Nachtdienst-Corona-Gedanken

Corona-Alltag in Apotheken: Zwischen Angst und Vernunft Sarah Sonntag, 22.03.2020 07:57 Uhr

Stark bleiben: Trotz Sorgen und dunkler Gedanken hält Sarah Sonntag wie viele Apothekenmitarbeiter die Stellung an der Corona-Front. Foto: Dan Race/shutterstock.com
Berlin - 

Die aktuellen Ereignisse überschlagen sich und die Apotheken stehen an vorderster Front: Wie viele andere muss auch Apothekerin Sarah Sonntag die Stellung halten und in dieser Krisenzeit den Notdienst übernehmen. Obwohl sie versucht ihre Kunden aufzuklären und zu beruhigen, sieht es in ihr selbst ziemlich chaotisch aus – dennoch versucht sie positiv zu bleiben.

Mit Ruhe ist in diesen Tagen nicht zu rechnen, das weiß auch Sarah.
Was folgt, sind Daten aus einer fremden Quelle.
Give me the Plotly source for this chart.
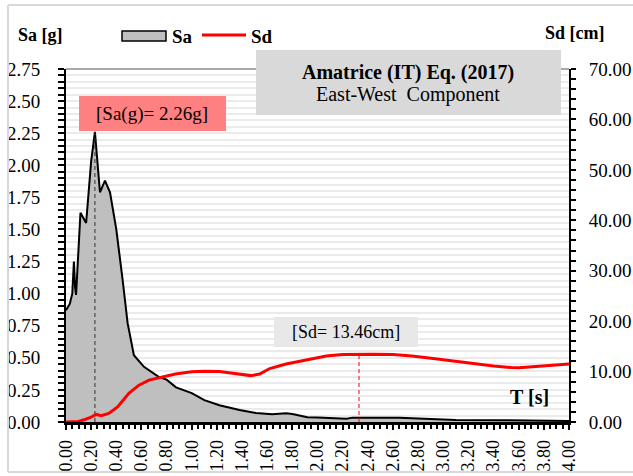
import plotly.graph_objects as go

# Spectral acceleration Sa [g] vs period T [s]
period_sa = [0.00, 0.03, 0.05, 0.063, 0.072, 0.08, 0.115, 0.16, 0.20, 0.23, 0.27, 0.31,
             0.35, 0.40, 0.45, 0.49, 0.54, 0.62, 0.74, 0.80, 0.875, 1.00, 1.10, 1.22,
             1.38, 1.51, 1.64, 1.75, 1.80, 1.92, 2.00, 2.23, 2.28, 2.65, 2.80, 3.06,
             3.10, 3.50, 3.85, 3.90, 4.00]
sa_values = [0.87, 0.92, 1.00, 1.25, 1.05, 0.99, 1.63, 1.55, 2.03, 2.26, 1.79, 1.88,
             1.79, 1.50, 1.11, 0.77, 0.52, 0.43, 0.35, 0.33, 0.27, 0.225, 0.17, 0.13,
             0.093, 0.07, 0.06, 0.068, 0.062, 0.037, 0.035, 0.025, 0.034, 0.034, 0.028, 0.02,
             0.015, 0.013, 0.012, 0.008, 0.008]

# Spectral displacement Sd [cm] vs period T [s]
period_sd = [0.00, 0.10, 0.15, 0.19, 0.24, 0.28, 0.34, 0.41, 0.50, 0.58, 0.66, 0.77,
             0.87, 1.00, 1.10, 1.22, 1.35, 1.47, 1.54, 1.62, 1.75, 1.86, 2.07, 2.20,
             2.33, 2.45, 2.60, 2.75, 2.92, 3.08, 3.23, 3.40, 3.54, 3.60, 3.71, 3.87,
             3.96, 4.00]
sd_values = [0.0, 0.1, 0.5, 0.85, 1.5, 1.25, 1.7, 3.0, 5.7, 7.3, 8.3, 8.9,
             9.5, 9.95, 10.05, 10.0, 9.65, 9.2, 9.5, 10.6, 11.5, 12.1, 13.1, 13.4,
             13.46, 13.44, 13.38, 13.1, 12.6, 12.1, 11.6, 11.1, 10.8, 10.75, 10.95, 11.2,
             11.4, 11.5]

# Peak values
sa_peak_period, sa_peak = 0.23, 2.26
sd_peak_period, sd_peak = 2.33, 13.46

title_line1 = "Amatrice (IT) Eq. (2017)"
title_line2 = "East-West  Component"

FONT = "Liberation Serif"

# plot-area geometry in pixels (for placing boxes and labels in paper units)
W, H = 633, 476
L, R, T, B = 66, 64, 69, 54
PW, PH = W - L - R, H - T - B


def px(x):
    return (x - L) / PW


def py(y):
    return (H - B - y) / PH


fig = go.Figure()

fig.add_trace(go.Scatter(
    x=period_sa, y=sa_values, name="Sa", mode="lines",
    line=dict(color="black", width=2), fill="tozeroy", fillcolor="#bfbfbf",
    hoverinfo="skip", showlegend=False))

fig.add_trace(go.Scatter(
    x=period_sd, y=sd_values, name="Sd", mode="lines", yaxis="y2",
    line=dict(color="#ff0000", width=3), hoverinfo="skip", showlegend=False))

fig.add_trace(go.Scatter(
    x=[sa_peak_period, sa_peak_period], y=[0, sa_peak], mode="lines",
    line=dict(color="#333333", width=1, dash="4px,3px"), showlegend=False,
    hoverinfo="skip"))

fig.add_trace(go.Scatter(
    x=[sd_peak_period, sd_peak_period], y=[0, sd_peak], mode="lines", yaxis="y2",
    line=dict(color="#ff0000", width=1, dash="4px,3px"), showlegend=False,
    hoverinfo="skip"))

shapes = [
    # chart frame
    dict(type="line", xref="paper", yref="paper", x0=px(8), x1=px(640), y0=py(5), y1=py(5),
         line=dict(color="#d9d9d9", width=2)),
    dict(type="line", xref="paper", yref="paper", x0=px(8), x1=px(8), y0=py(5), y1=py(472),
         line=dict(color="#d9d9d9", width=2)),
    dict(type="line", xref="paper", yref="paper", x0=px(8), x1=px(640), y0=py(472), y1=py(472),
         line=dict(color="#d9d9d9", width=2)),
    # top border of plot area
    dict(type="line", xref="paper", yref="paper", x0=0, x1=1, y0=1, y1=1,
         line=dict(color="#8c8c8c", width=1.5), layer="below"),
    # legend swatches
    dict(type="rect", xref="paper", yref="paper", x0=px(122), x1=px(166), y0=py(41), y1=py(31),
         fillcolor="#bfbfbf", line=dict(color="black", width=1.5)),
    dict(type="line", xref="paper", yref="paper", x0=px(202), x1=px(246), y0=py(35), y1=py(35),
         line=dict(color="#ff0000", width=3)),
    # title box
    dict(type="rect", xref="paper", yref="paper", x0=px(256), x1=px(561), y0=py(115), y1=py(50),
         fillcolor="#d9d9d9", line=dict(width=0)),
    # Sa peak label box
    dict(type="rect", xref="paper", yref="paper", x0=px(79), x1=px(226), y0=py(131), y1=py(96),
         fillcolor="#ff8080", line=dict(width=0)),
    # Sd peak label box
    dict(type="rect", xref="paper", yref="paper", x0=px(274), x1=px(418), y0=py(347), y1=py(317),
         fillcolor="#e8e8e8", line=dict(width=0)),
]

annotations = [
    dict(text="<b>Sa [g]</b>", xref="paper", yref="paper", x=px(16), y=py(35),
         xanchor="left", yanchor="middle", showarrow=False, font=dict(size=18)),
    dict(text="<b>Sa</b>", xref="paper", yref="paper", x=px(170), y=py(36),
         xanchor="left", yanchor="middle", showarrow=False, font=dict(size=19)),
    dict(text="<b>Sd</b>", xref="paper", yref="paper", x=px(249), y=py(36),
         xanchor="left", yanchor="middle", showarrow=False, font=dict(size=19)),
    dict(text="<b>Sd [cm]</b>", xref="paper", yref="paper", x=px(543), y=py(33),
         xanchor="left", yanchor="middle", showarrow=False, font=dict(size=18)),
    dict(text="<b>T [s]</b>", xref="paper", yref="paper", x=px(551), y=py(397),
         xanchor="right", yanchor="middle", showarrow=False, font=dict(size=20)),
    dict(text=f"<b>{title_line1}</b>", xref="paper", yref="paper", x=px(408), y=py(72),
         xanchor="center", yanchor="middle", showarrow=False, font=dict(size=20)),
    dict(text=title_line2, xref="paper", yref="paper", x=px(408), y=py(94),
         xanchor="center", yanchor="middle", showarrow=False, font=dict(size=20)),
    dict(text=f"[Sa(g)= {sa_peak:.2f}g]", xref="paper", yref="paper", x=px(152), y=py(114),
         xanchor="center", yanchor="middle", showarrow=False, font=dict(size=19)),
    dict(text=f"[Sd= {sd_peak:.2f}cm]", xref="paper", yref="paper", x=px(346), y=py(332),
         xanchor="center", yanchor="middle", showarrow=False, font=dict(size=18)),
]

fig.update_layout(
    width=W, height=H,
    margin=dict(l=L, r=R, t=T, b=B, pad=0, autoexpand=False),
    paper_bgcolor="white", plot_bgcolor="white",
    font=dict(family=FONT, size=18, color="black"),
    showlegend=False,
    xaxis=dict(range=[0, 4], dtick=0.2, tick0=0, tickformat=".2f", tickangle=-90,
               automargin=False,
               showline=True, linecolor="black", linewidth=2.5, ticks="outside",
               ticklen=5, tickwidth=1.5, tickcolor="black", showgrid=False, zeroline=False,
               ticklabelstandoff=3, tickfont=dict(size=18),
               minor=dict(dtick=0.05, ticks="outside", ticklen=4, tickcolor="black",
                          tickwidth=1.5, showgrid=False)),
    yaxis=dict(range=[0, 2.75], dtick=0.25, tickformat=".2f", showline=True,
               automargin=False,
               linecolor="black", linewidth=2, ticks="outside", ticklen=6, tickwidth=2,
               tickcolor="black", showgrid=True, gridcolor="#ebebeb", gridwidth=2,
               zeroline=False, ticklabelstandoff=14, tickfont=dict(size=19),
               minor=dict(dtick=0.05, ticks="outside", ticklen=6, tickcolor="black",
                          tickwidth=2, showgrid=True, gridcolor="#ebebeb", gridwidth=2)),
    yaxis2=dict(range=[0, 70], dtick=10, tickformat=".2f", overlaying="y", side="right",
                automargin=False,
                showline=True, linecolor="black", linewidth=2, ticks="outside", ticklen=5,
                tickwidth=2, tickcolor="black", showgrid=False, zeroline=False,
                ticklabelstandoff=9, tickfont=dict(size=19),
                minor=dict(dtick=2, ticks="outside", ticklen=5, tickcolor="black",
                           tickwidth=2)),
    shapes=shapes,
    annotations=annotations,
)

fig.write_html("out.html")
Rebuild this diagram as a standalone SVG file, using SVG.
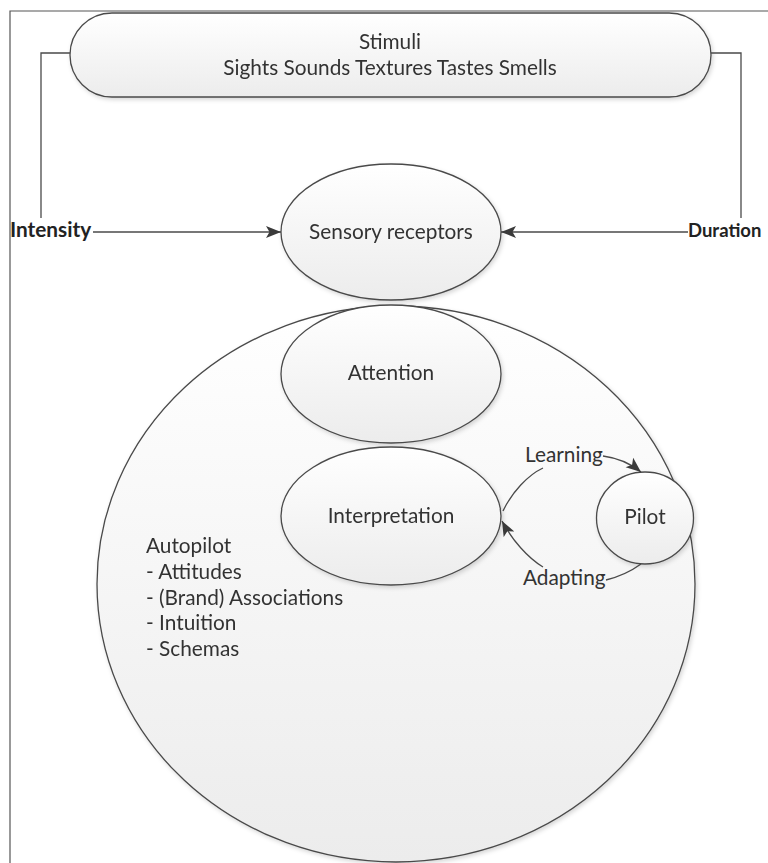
<svg xmlns="http://www.w3.org/2000/svg" width="768" height="863" viewBox="0 0 768 863">
<style>
.shape{stroke:#4a4a4a;stroke-width:1.3;fill:url(#g)}
.lbl{font-family:Lato,"Liberation Sans",sans-serif;font-size:20.8px;fill:#333}
.b{font-weight:bold;fill:#222}
.c{text-anchor:middle}
.conn{fill:none;stroke:#4a4a4a;stroke-width:1.3}
</style>
<defs>
<linearGradient id="g" x1="0" y1="0" x2="0" y2="1">
<stop offset="0" stop-color="#ffffff"/>
<stop offset="1" stop-color="#ececec"/>
</linearGradient>
<filter id="sh" x="-10%" y="-10%" width="130%" height="130%">
<feDropShadow dx="1.5" dy="2" stdDeviation="2" flood-color="#000" flood-opacity="0.16"/>
</filter>
<marker id="ah" markerWidth="16" markerHeight="14" refX="15" refY="6.5" orient="auto" markerUnits="userSpaceOnUse">
<path d="M0,0.5 L15,6.5 L0,12.5 L3.5,6.5 z" fill="#3a3a3a"/>
</marker>
</defs>
<rect width="768" height="863" fill="#fff"/>
<path d="M10,863 L10,11 L768,11" fill="none" stroke="#555" stroke-width="1.2"/>

<g id="stimuli" filter="url(#sh)">
<rect class="shape" x="70" y="13" width="641" height="84" rx="42" ry="42"/>
<text class="lbl c" x="390" y="49">Stimuli</text>
<text class="lbl c" x="390" y="75">Sights Sounds Textures Tastes Smells</text>
</g>

<g id="autopilot" filter="url(#sh)">
<ellipse class="shape" cx="396" cy="584" rx="299" ry="278"/>
<text class="lbl" x="146" y="553">Autopilot</text>
<text class="lbl" x="146" y="579">- Attitudes</text>
<text class="lbl" x="146" y="605">- (Brand) Associations</text>
<text class="lbl" x="146" y="630">- Intuition</text>
<text class="lbl" x="146" y="656">- Schemas</text>
</g>

<g id="sensory" filter="url(#sh)">
<ellipse class="shape" cx="391" cy="232" rx="110" ry="68"/>
<text class="lbl c" x="391" y="239">Sensory receptors</text>
</g>

<g id="attention" filter="url(#sh)">
<ellipse class="shape" cx="391" cy="374" rx="110" ry="69"/>
<text class="lbl c" x="391" y="380">Attention</text>
</g>

<g id="interpretation" filter="url(#sh)">
<ellipse class="shape" cx="391" cy="516" rx="110" ry="69"/>
<text class="lbl c" x="391" y="523">Interpretation</text>
</g>

<g id="pilot" filter="url(#sh)">
<ellipse class="shape" cx="645" cy="518" rx="48.5" ry="46"/>
<text class="lbl c" x="645" y="524">Pilot</text>
</g>

<g id="intensity">
<text class="lbl b" x="10" y="237">Intensity</text>
</g>
<g id="duration">
<text class="lbl b" x="688" y="237" style="font-size:18.5px">Duration</text>
</g>

<g id="connectors">
<path class="conn" d="M70,53 L41,53 L41,218"/>
<path class="conn" d="M711,53 L741,53 L741,218"/>
<path class="conn" d="M93,232 L281,232" marker-end="url(#ah)"/>
<path class="conn" d="M688,232 L501,232" marker-end="url(#ah)"/>
<path class="conn" d="M503,511 C512,492 528,475 543,468"/>
<path class="conn" d="M603,456 C618,458 630,463 641,472" marker-end="url(#ah)"/>
<path class="conn" d="M641,564 C630,572 618,577 606,580"/>
<path class="conn" d="M543,567 C528,558 512,540 502,521" marker-end="url(#ah)"/>
<text class="lbl" x="525" y="462">Learning</text>
<text class="lbl" x="523" y="585">Adapting</text>
</g>
</svg>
Was in den vergangenen Wochen in den Apotheken los ist, können Nicht-Apotheken-Mitarbeiter kaum nachvollziehen: Menschenmassen, die versuchen sich zu bevorraten, gestiegene Nachfrage, weitere Lieferengpässe und Schwierigkeiten bei den sonst alltäglichen Abläufen – dank vermeintlich schützender Maßnahmen. Allgegenwärtig: Die Sorge, sich selbst – oder noch schlimmer – die Lieben zuhause unwissentlich anzustecken.

„Schließlich sind wir jeden Tag mit hunderten Menschen in Kontakt“, meint Sarah zu Max. Um ihre eigene Gesundheit macht sich die Apothekerin weniger Sorgen, schließlich ist sie selbst keine Risikopatientin. Dennoch hat auch sie sich in den vergangenen Tagen erwischt, wie sie die ein oder andere Packung Zink oder Schmerzmittel mehr mit nach Hause nimmt. Obwohl sie eigentlich davon ausgeht, dass die Versorgung – irgendwie – weiter gewährleistet sein wird, klopft immer wieder die Angst an.

In Sarahs Kopf ist ein Wust aus Zahlen und Statistiken, dazwischen drängen sich immer wieder Bilder von Atemschutzmasken, beatmeten Menschen und Betten auf der Intensivstation. „Ich hatte mit so vielen Leuten Kontakt“, meint sie zu Max. „Wenn ich mir vorstelle, dass ich vielleicht schon erkrankt bin – ohne es zu merken – habe ich es womöglich schon an hunderte, wenn nicht tausende weitergegeben.“ Einmal im Gedankenkarussell gefangen, kommt man nicht mehr so leicht heraus.

Denn schließlich hat Sarah ihren Mann, der mit Bluthochdruck zu kämpfen hat, und zwei kleine Kinder zuhause. Vor einer Woche war sie außerdem noch bei ihren Eltern zu Besuch. Schon da hatte sie extrem auf Hygiene und Abstand geachtet und Mundschutz getragen – sicher ist sicher. Oder etwa nicht? Eigentlich schützt der „normale“ Mundschutz ja gar nicht und auf Oberflächen und Gegenständen hält sich das Virus schließlich auch eine Weile. Sarah bringt ihren Eltern immer den Wochenblister mit Medikamenten – könnte dieser auch eine Infektionsquelle sein?

„HALT!“, ruft Sarah plötzlich – Max zuckt erschrocken zusammen. „Ich möchte diese blöden Gedanken gar nicht haben!“, sagt sie frustriert. Denn all die Panik, all die Sorgen und Ängste bringen uns sicher nicht weiter, meint sie. Deshalb atmet sie einmal tief durch. Dennoch ist es schwer das Thema derzeit zu umgehen: Vor allem wenn man fast 24/7 beruflich damit beschäftigt ist. Selbst nach Feierabend sind TV, Radio und soziale Medien voll mit Corona. Da hilft wirklich nur das Handy wegzulegen und sich mit anderen Dingen abzulenken.

Irgendwie hat diese Krise auch ihre guten Seiten – auch wenn sie natürlich nicht offensichtlich sind. „Ich lerne mal wieder, mich mit anderen Dingen zu beschäftigen, die mir guttun“, erklärt Sarah. Außerdem weiß ich den sonst schon normal gewordenen Kontakt zu meinen Freunden und meiner Familie wieder viel mehr zu schätzen. „Irgendwie steht die Welt still, obwohl sich die Ereignisse überschlagen.“ Sarah jedenfalls versucht die Zwangspause irgendwie zu nutzen und etwas Positives daraus zu ziehen – auch wenn es manchmal schwerfällt.